ИЗ НЮРНБЕРГА В ПРАГУ
Из Нюрнберга в Прагу можно попасть тремя путями: на самолете, по автостраде и по железной дороге международным экспрессом Париж — Константинополь. Мы решили ехать товаро-пассажирским поездом. Такие поезда назывались у нас когда-то «максимками». Это был менее комфортабельный и более утомительный способ путешествия. Ехать нам нужно было с тремя пересадками, ждать на полустанках попутных поездов, плутать по путям. Но мы пошли на все эти неудобства сознательно: нам очень хотелось посмотреть, что делается сейчас на самом юге Германии.
В нашем поезде двенадцать вагонов. В одиннадцати едут немцы, на двенадцатом висит табличка "Вход немцам запрещен". Этот вагон немного чище других и предназначен только для граждан США. У дверей вагона стоит американский капитан. По внешнему виду он похож на героя из ковбойского фильма. На поясе у него огромный пистолет, два патронташа. Его решительный вид завершает большой нож, прикрепленный ремешком к поясу. Капитан, очевидно, техасец. Человеку в штатском спорить с таким не рекомендуется. Он тычет вам в живот дулом своего крупнокалиберного кольта и только после этого спрашивает:
— Вы кто?
— Русские.
— О'кей! — говорит техасец и любезно приглашает всю группу советских журналистов в вагон.
Капитан отвел нам два купе и предупредил:
— Во время движения поезда у окна не стоять.
Капитан не сказал, чем была вызвана такая предосторожность, да мы и не спрашивали. Мы уже знали из местных американских газет, что в последнее время в Южной Германии усилилась террористическая деятельность фашистских оборотней, и поблагодарили техасца за предупреждение.

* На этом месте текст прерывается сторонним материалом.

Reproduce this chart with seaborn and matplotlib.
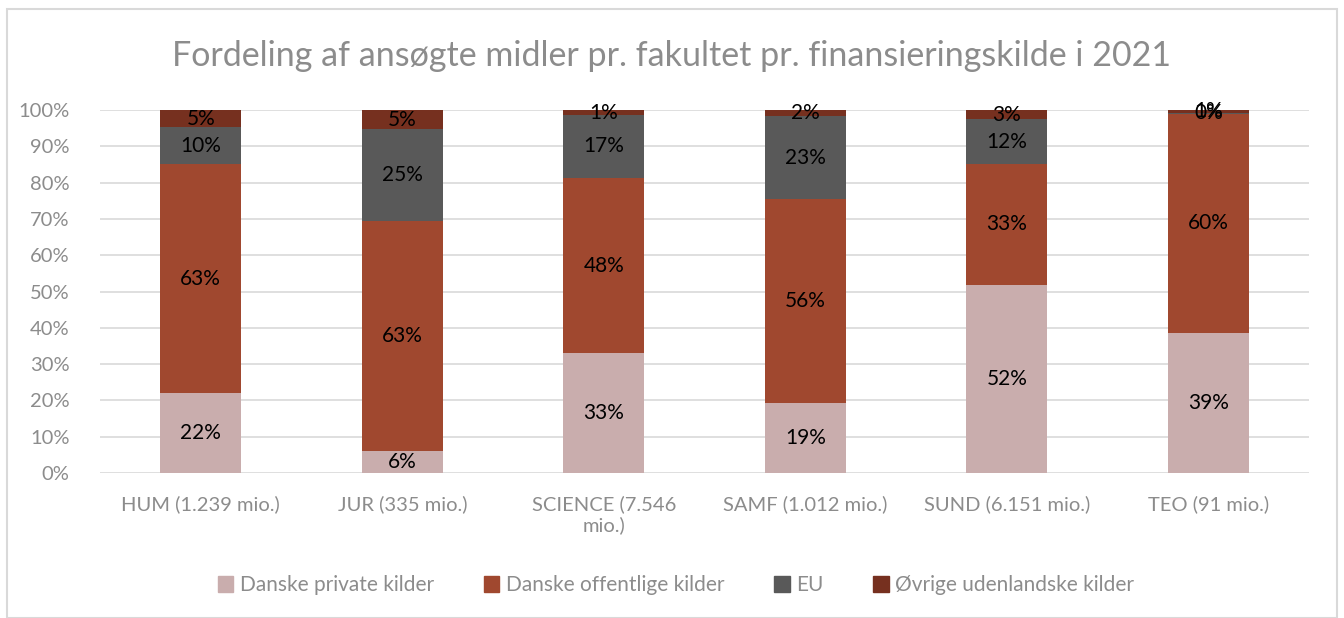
import matplotlib
matplotlib.use("Agg")
import matplotlib.pyplot as plt
import matplotlib.patches as mpatches
import pandas as pd
import seaborn as sns

categories = ["HUM (1.239 mio.)", "JUR (335 mio.)", "SCIENCE (7.546\nmio.)",
              "SAMF (1.012 mio.)", "SUND (6.151 mio.)", "TEO (91 mio.)"]
series_names = ["Danske private kilder", "Danske offentlige kilder", "EU",
                "Øvrige udenlandske kilder"]
private = [22.0, 6.2, 33.0, 19.3, 51.8, 38.7]
public = [63.0, 63.1, 48.3, 56.1, 33.4, 60.3]
eu = [10.2, 25.4, 17.3, 22.9, 12.2, 0.2]
other = [4.8, 5.3, 1.4, 1.7, 2.6, 0.8]
colors = ["#C9ADAD", "#A0482F", "#595959", "#76301F"]

grey = "#8C8C8C"


def create_plot():
    sns.set_style("white")
    plt.rcParams["font.family"] = ["Lato", "DejaVu Sans"]
    fig = plt.figure(figsize=(13.44, 6.18), dpi=100)
    ax = fig.add_axes([0.0744, 0.2346, 0.8996, 0.5874])

    values = [private, public, eu, other]
    bottom = [0.0] * len(categories)
    for name, vals, col in zip(series_names, values, colors):
        df = pd.DataFrame({"cat": categories, "val": [v / 100 for v in vals]})
        sns.barplot(data=df, x="cat", y="val", ax=ax, color=col, width=0.4,
                    bottom=[b / 100 for b in bottom], saturation=1,
                    edgecolor="none", linewidth=0)
        for i, v in enumerate(vals):
            ax.text(i, (bottom[i] + v / 2) / 100, f"{round(v):.0f}%",
                    ha="center", va="center", fontsize=15, color="black")
        bottom = [b + v for b, v in zip(bottom, vals)]

    ax.set_ylim(0, 1.0)
    ax.set_xlim(-0.5, len(categories) - 0.5)
    ax.set_yticks([i / 10 for i in range(11)])
    ax.set_yticklabels([f"{i * 10}%" for i in range(11)])
    ax.yaxis.grid(True, color="#D9D9D9", linewidth=1.2)
    ax.set_axisbelow(True)
    for s in ax.spines.values():
        s.set_visible(False)
    ax.tick_params(axis="both", length=0, labelsize=14.5, labelcolor=grey)
    ax.tick_params(axis="y", pad=22)
    ax.tick_params(axis="x", pad=16)
    ax.set_xlabel("")
    ax.set_ylabel("")

    fig.text(0.5, 0.91, "Fordeling af ansøgte midler pr. fakultet pr. finansieringskilde i 2021",
             ha="center", va="center", fontsize=24.5, color=grey)

    handles = [mpatches.Patch(color=c, label=n) for n, c in zip(series_names, colors)]
    fig.legend(handles=handles, loc="center", bbox_to_anchor=(0.503, 0.053), ncol=4,
               frameon=False, fontsize=15, labelcolor=grey, handlelength=0.75,
               handleheight=0.75, handletextpad=0.3, columnspacing=2.4)

    fig.patches.append(mpatches.Rectangle((0.005, 0.0), 0.99, 0.985, transform=fig.transFigure,
                                          fill=False, edgecolor="#D9D9D9", linewidth=1.5))
    plt.savefig("out.png", dpi=100)
    plt.close()


def main():
    create_plot()


if __name__ == "__main__":
    main()
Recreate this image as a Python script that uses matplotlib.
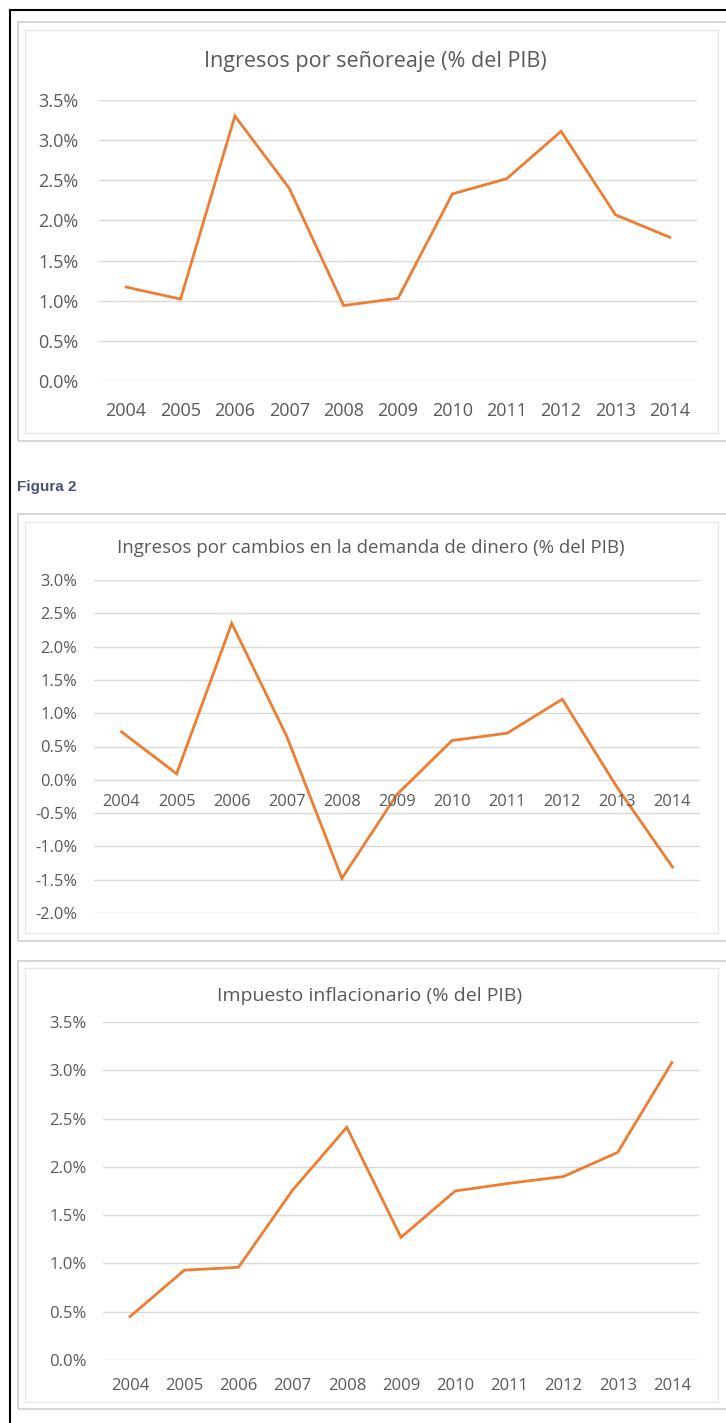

Наш поезд шел по сельскохозяйственным районам. Из окна вагона можно было видеть, как немецкие крестьяне обрабатывают землю. Война почти не коснулась этого угла Германии. Села и городские поселения были целы. Следы воздушных бомбардировок можно было заметить лишь в районах больших заводов и на крупных станциях.
Так же, как и прежде, здесь хозяйничают кулаки и помещики, владельцы земельных наделов, хозяева больших стад молочных коров.
На одной из станций наш поезд стоял дольше обыкновенного. К вагону для граждан США подошло несколько человек в форме американских солдат. Они предъявили капитану свои проездные документы, но тот, даже не посмотрев на документы, пренебрежительно показал солдатам на немецкие вагоны.